Глафира. Так что ж, что ее? Я вот ей свои старые платья дарю, не жалею для нее, а ты этого не хочешь чувствовать, точно как я обязана. Да молчи ты, не расстраивай меня! Вон тятенька с маменькой приехали. И зачем это я связалась с тобой говорить! Очень интересно твои глупости слушать. (Уходит.)
Много горестей ждет Кисельникова, ведь он мягкий, доверчивый человек, которого легко убедить действовать себе во вред. Более того, работая в суде,герой избегает каких-либо махинаций на службе: с одной стороны, совесть не позволяет ему мздоимство, а с другой стороны, он просто не умеет выгодно "обстряпывать делишки", никто и не обращается к нему с выгодными предложениями, а вымогать деньги он не способен.
Кисельников. Как вспомню я свои старые-то понятия, меня вдруг словно кто варом обдаст. Нет, стыдно мне взятки брать.
Боровцов. Конечно, стыдно брать по мелочи да с кислой рожей, точно ты милостыню выпрашиваешь; а ты бери с гордым видом да помногу, так ничего не стыдно будет.
Боровцова. И что это за стыд такой? Нешто у вас другие-то в суде не берут?
Кисельников. Все берут, маменька.
Боровцова. Так кого ж тебе стыдно? Нас, что ли, или соседей? Так у нас по всему околотку, хоть на версту возьми, никто об этом и понимать-то не может. Берут взятки, ну, значит, такое заведение, так исстари пошло, ни у кого об этом и сумления нет. Это ты только один, по своей глупости, сумлеваешься.
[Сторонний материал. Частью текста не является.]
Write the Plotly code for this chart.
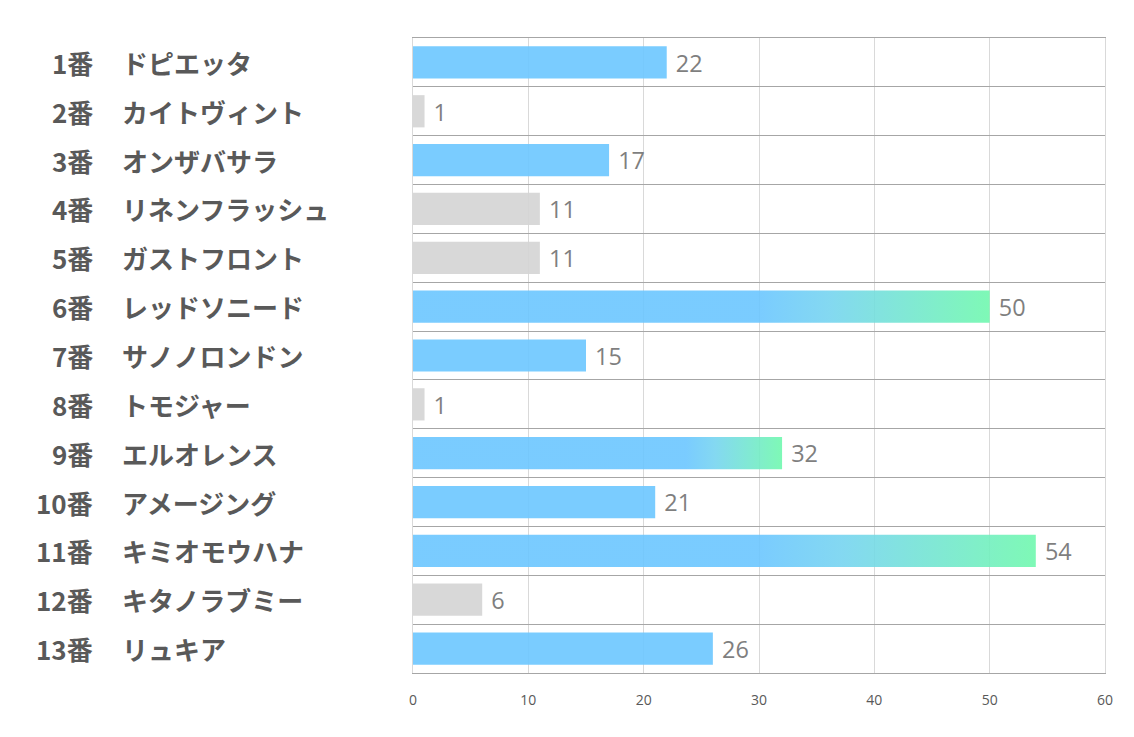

... Анна Устиновна. Так отчего ж бы тебе…
Кисельников. Вы думаете, я не взял бы?…
Анна Устиновна. Так чего ж ты боишься?
Кисельников. Взял бы я, маменька, взял бы.
Анна Устиновна. Так бери! Вот тебе мое благословение!
Кисельников. Ах, маменька! Взял бы я… да не дают… (Опускается головой на стол.) За что мне дать-то! Я не доучился, по службе далеко не пошел, дел у меня больших нет, за что мне дать-то?
Анна Устиновна. Экой ты у меня бедный! Экой ты у меня горький!
Подводя итог, я рекомендую читателям данную пьесу, тем более есть качественный аудиоспектакль, где многоголосая озвучка позволит вообразить героев словно наяву.